Figure scripts
* START *
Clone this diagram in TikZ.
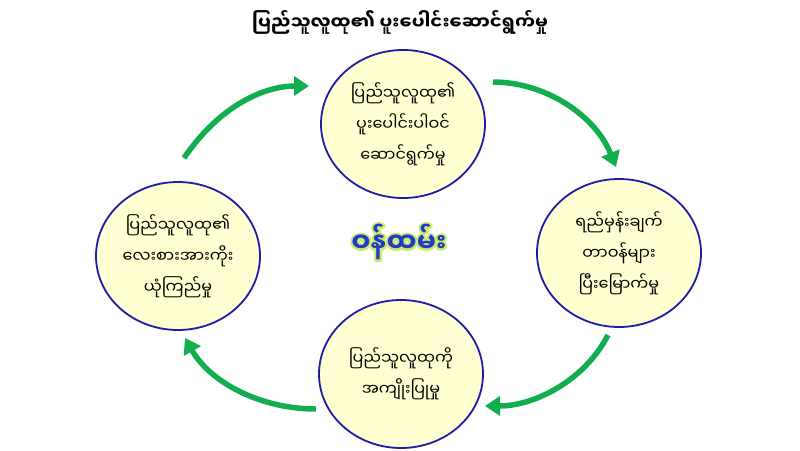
\documentclass[tikz,border=0pt]{standalone}
\usepackage{fontspec}
\usetikzlibrary{shapes.geometric,arrows.meta}
\newfontfamily\mmfont[Script=Myanmar]{Noto Sans Myanmar UI}
\definecolor{ringblue}{HTML}{1C1CA8}
\definecolor{ringfill}{HTML}{FFFFD2}
\definecolor{arrowgreen}{HTML}{12AD4F}
\definecolor{midblue}{HTML}{1F3CC4}
\definecolor{midglow}{HTML}{CDEB6E}
% outlined text for the halo
\newcommand\halotext[1]{\special{pdf:literal direct 1 Tr 4.5 w 1 j}#1\special{pdf:literal direct 0 Tr}}
\begin{document}
\begin{tikzpicture}[x=1pt, y=-1pt,
    ring/.style = {ellipse, draw=ringblue, fill=ringfill, line width=1.8pt,
      minimum width=164pt, minimum height=148pt, inner sep=0pt, align=center,
      font=\mmfont\fontsize{16}{31}\selectfont},
    cycle/.style = {draw=arrowgreen, line width=5.5pt,
      -{Triangle[length=15pt, width=19pt]}},
    midtxt/.style = {font=\mmfont\bfseries\fontsize{27}{30}\selectfont}
  ]
  \useasboundingbox (0,0) rectangle (800,450);
  \node [font=\mmfont\bfseries\fontsize{18}{20}\selectfont] (title) at (400,22)
    {ပြည်သူလူထု၏ ပူးပေါင်းဆောင်ရွက်မှု};
  \node [ring] (pTop) at (403,124) {ပြည်သူလူထု၏\\ပူးပေါင်းပါဝင်\\ဆောင်ရွက်မှု};
  \node [ring] (pRight) at (619,253) {ရည်မှန်းချက်\\တာဝန်များ\\ပြီးမြောက်မှု};
  \node [ring] (pBottom) at (401,374) {ပြည်သူလူထုကို\\အကျိုးပြုမှု};
  \node [ring] (pLeft) at (178,256) {ပြည်သူလူထု၏\\လေးစားအားကိုး\\ယုံကြည်မှု};
  % halo round the centre word
  \node [midtxt, text=midglow] (glow) at (399,242) {\halotext{ဝန်ထမ်း}};
  \node [midtxt, text=midblue] (mid) at (399,242) {ဝန်ထမ်း};
  \coordinate (a1) at (184,158);  \coordinate (b1) at (309,86);
  \coordinate (a2) at (493,82);   \coordinate (b2) at (616,167);
  \coordinate (a3) at (608,335);  \coordinate (b3) at (485,406);
  \coordinate (a4) at (316,409);  \coordinate (b4) at (185,338);
  \draw [cycle] (a1) .. controls (220,105) and (265,86) .. (b1);
  \draw [cycle] (a2) .. controls (545,82) and (595,115) .. (b2);
  \draw [cycle] (a3) .. controls (585,380) and (535,406) .. (b3);
  \draw [cycle] (a4) .. controls (260,409) and (210,382) .. (b4);
\end{tikzpicture}
\end{document}
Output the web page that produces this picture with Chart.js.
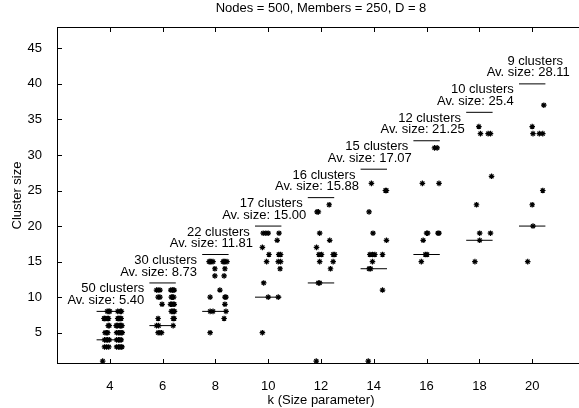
<!DOCTYPE html>
<html><head><meta charset="utf-8">
<script src="https://cdn.jsdelivr.net/npm/chart.js@4/dist/chart.umd.min.js"></script>
<style>html,body{margin:0;padding:0;overflow:hidden;background:#fff}#wrap{width:600px;height:408px}</style>
</head><body><div id="wrap"><canvas id="c" width="600" height="408"></canvas></div>
<script>
// ---- data ----
const kValues = [4, 6, 8, 10, 12, 14, 16, 18, 20];
const clusterCounts = [50, 30, 22, 17, 16, 15, 12, 10, 9];
const avgSizes = ["5.40", "8.73", "11.81", "15.00", "15.88", "17.07", "21.25", "25.4", "28.11"];
const xTickValues = [4, 6, 8, 10, 12, 14, 16, 18, 20];
const yTickValues = [5, 10, 15, 20, 25, 30, 35, 40, 45];

// cluster sizes per k and the small horizontal jitter of each point (in k units)
const sizesK4 = [8,8,8,8,8,8, 7,7,7,7,7,7,7,7,7,7, 6,6,6,6,6,6,6,6,6, 5,5,5,5,5,5,5,5, 4,4,4,4,4,4,4,4, 3,3,3,3,3,3,3,3, 1];
const jitterK4 = [-0.04,0.40,-0.10,0.30,0.44,0.00, -0.20,-0.08,0.30,0.43,-0.15,0.36,-0.22,0.40,-0.05,0.33, -0.02,0.24,0.43,0.30,0.38,0.46,-0.06,0.27,0.40, -0.12,0.26,0.43,-0.18,0.33,0.38,-0.08,0.47, -0.20,-0.08,0.26,0.43,-0.14,0.33,0.38,-0.02, -0.20,-0.04,0.26,0.43,-0.12,0.33,0.38,0.46, -0.27];
const sizesK6 = [11,11,11,11,11,11,11, 10,10,10,10,10, 9,9,9,9,9, 8,8,8,8, 7,7,7, 6,6,6, 5,5,5];
const jitterK6 = [-0.23,-0.10,0.31,0.44,-0.17,0.37,0.40, -0.17,0.37,-0.10,0.42,0.33, -0.02,0.34,0.44,0.40,0.30, 0.37,0.42,0.45,0.33, -0.17,0.44,0.40, -0.23,0.40,-0.15, -0.17,-0.04,-0.10];
const sizesK8 = [15,15,15,15,15,15,15,15, 14,14, 13,13, 11, 10,10,10, 9, 8,8,8, 7, 5];
const jitterK8 = [-0.24,-0.16,-0.09,0.29,0.37,0.44,-0.20,0.33, -0.02,0.36, -0.02,0.33, 0.17, -0.20,0.36,0.40, 0.36, -0.20,-0.09,0.40, 0.33, -0.20];
const sizesK10 = [19,19,19,19, 18, 17, 16,16,16, 15,15,15, 14, 12, 10,10, 5];
const jitterK10 = [-0.19,-0.09,0.00,0.41, 0.34, -0.22, 0.03,0.47,0.40, -0.06,0.38,0.47, 0.45, -0.17, 0.00,0.38, -0.22];
const sizesK12 = [23, 22,22, 19, 18, 17, 16,16,16,16, 15,15, 14, 12,12, 1];
const jitterK12 = [0.31, -0.15,-0.10, -0.05, 0.33, -0.17, 0.02,0.46,0.52,-0.08, -0.05,0.46, 0.36, -0.10,-0.05, -0.18];
const sizesK14 = [26, 25,25, 22, 19, 18, 16,16,16,16, 15, 14,14, 11, 1];
const jitterK14 = [-0.09, 0.48,0.44, -0.18, -0.03, 0.48, -0.15,-0.05,0.04,0.33, -0.05, -0.18,-0.12, 0.33, -0.21];
const sizesK16 = [31,31, 26,26, 19,19,19,19, 18, 16,16, 15];
const jitterK16 = [0.30,0.40, -0.16,0.47, 0.00,0.04,0.43,0.47, -0.13, 0.02,-0.05, -0.20];
const sizesK18 = [34, 33,33,33, 27, 23, 19,19, 18, 15];
const jitterK18 = [-0.02, 0.04,0.33,0.42, 0.46, -0.11, 0.01,0.42, 0.01, -0.17];
const sizesK20 = [37, 34, 33,33,33, 25, 23, 20, 15];
const jitterK20 = [0.44, 0.00, 0.03,0.27,0.40, 0.40, 0.00, 0.03, -0.17];

const groupSizes = [sizesK4, sizesK6, sizesK8, sizesK10, sizesK12, sizesK14, sizesK16, sizesK18, sizesK20];
const groupJitter = [jitterK4, jitterK6, jitterK8, jitterK10, jitterK12, jitterK14, jitterK16, jitterK18, jitterK20];

// ---- build datasets ----
const FONT = 'Liberation Sans, Arial, Helvetica, sans-serif';
const points = [];
kValues.forEach((k, i) => {
  groupSizes[i].forEach((s, j) => points.push({x: k + groupJitter[i][j], y: s}));
});
const datasets = [{
  type: 'scatter', data: points, pointStyle: 'star', pointRadius: 2.8,
  borderColor: '#000', backgroundColor: '#000', borderWidth: 1.2, showLine: false
}];
kValues.forEach(k => {
  [k, 2 * k].forEach(level => {
    datasets.push({
      type: 'scatter', showLine: true, data: [{x: k - 0.5, y: level}, {x: k + 0.5, y: level}],
      borderColor: '#000', borderWidth: 1, pointRadius: 0
    });
  });
});

const framePlugin = {
  id: 'frame',
  afterDraw(chart) {
    const ctx = chart.ctx, a = chart.chartArea;
    const xs = chart.scales.x, ys = chart.scales.y;
    ctx.save();
    ctx.strokeStyle = '#000'; ctx.lineWidth = 1;
    ctx.strokeRect(Math.round(a.left) + 0.5, Math.round(a.top) + 0.5, Math.round(a.right - a.left), Math.round(a.bottom - a.top) - 1);
    ctx.beginPath();
    const L = 5;
    xTickValues.forEach(v => {
      const x = Math.round(xs.getPixelForValue(v)) + 0.5;
      ctx.moveTo(x, a.bottom); ctx.lineTo(x, a.bottom - L);
      ctx.moveTo(x, a.top); ctx.lineTo(x, a.top + L);
    });
    yTickValues.forEach(v => {
      const y = Math.round(ys.getPixelForValue(v)) + 0.5;
      ctx.moveTo(a.left, y); ctx.lineTo(a.left + L, y);
      ctx.moveTo(a.right, y); ctx.lineTo(a.right - L, y);
    });
    ctx.stroke();
    ctx.restore();
  }
};

const labelPlugin = {
  id: 'clusterLabels',
  afterDatasetsDraw(chart) {
    const ctx = chart.ctx, xs = chart.scales.x, ys = chart.scales.y;
    ctx.save();
    ctx.fillStyle = '#000';
    ctx.font = '13px ' + FONT;
    ctx.textAlign = 'center';
    ctx.textBaseline = 'middle';
    kValues.forEach((k, i) => {
      const x = xs.getPixelForValue(k), y = ys.getPixelForValue(2 * k);
      ctx.fillText(clusterCounts[i] + ' clusters', x + 3, y - 22.5);
      ctx.fillText('Av. size: ' + avgSizes[i], x - 4, y - 11);
    });
    ctx.restore();
  }
};

new Chart(document.getElementById('c'), {
  type: 'scatter',
  data: {datasets},
  options: {
    responsive: false, animation: false, events: [],
    layout: {padding: {left: 0, right: 15, top: 0, bottom: 0}},
    plugins: {
      legend: {display: false}, tooltip: {enabled: false},
      title: {display: true, text: 'Nodes = 500, Members = 250, D = 8', fullSize: false, color: '#000',
        font: {family: FONT, size: 13, weight: 'normal'}, padding: {top: 1, bottom: 10.4}}
    },
    scales: {
      x: {
        type: 'linear', min: 2, max: 22,
        afterBuildTicks: s => { s.ticks = xTickValues.map(v => ({value: v})); },
        afterFit: s => { s.height = 44; },
        grid: {display: false}, border: {display: false},
        ticks: {color: '#000', font: {family: FONT, size: 13}, padding: 7, maxRotation: 0},
        title: {display: true, text: 'k (Size parameter)', color: '#000', font: {family: FONT, size: 13}, padding: {top: 2, bottom: 0}}
      },
      y: {
        type: 'linear', min: 0.6, max: 48,
        afterBuildTicks: s => { s.ticks = yTickValues.map(v => ({value: v})); },
        afterFit: s => { s.width = 57; },
        grid: {display: false}, border: {display: false},
        ticks: {color: '#000', font: {family: FONT, size: 13}, padding: 7},
        title: {display: true, text: 'Cluster size', color: '#000', font: {family: FONT, size: 13}, padding: {top: 10, bottom: 0}}
      }
    }
  },
  plugins: [framePlugin, labelPlugin]
});
</script></body></html>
* END *
# Exercise details
Pictures in the material above should be skipped; print exactly the lines from the one with "Output the web" through the one with "35, 40, 45];".

# Written solution
Output the web page that produces this picture with Chart.js.
<!DOCTYPE html>
<html><head><meta charset="utf-8">
<script src="https://cdn.jsdelivr.net/npm/chart.js@4/dist/chart.umd.min.js"></script>
<style>html,body{margin:0;padding:0;overflow:hidden;background:#fff}#wrap{width:600px;height:408px}</style>
</head><body><div id="wrap"><canvas id="c" width="600" height="408"></canvas></div>
<script>
// ---- data ----
const kValues = [4, 6, 8, 10, 12, 14, 16, 18, 20];
const clusterCounts = [50, 30, 22, 17, 16, 15, 12, 10, 9];
const avgSizes = ["5.40", "8.73", "11.81", "15.00", "15.88", "17.07", "21.25", "25.4", "28.11"];
const xTickValues = [4, 6, 8, 10, 12, 14, 16, 18, 20];
const yTickValues = [5, 10, 15, 20, 25, 30, 35, 40, 45];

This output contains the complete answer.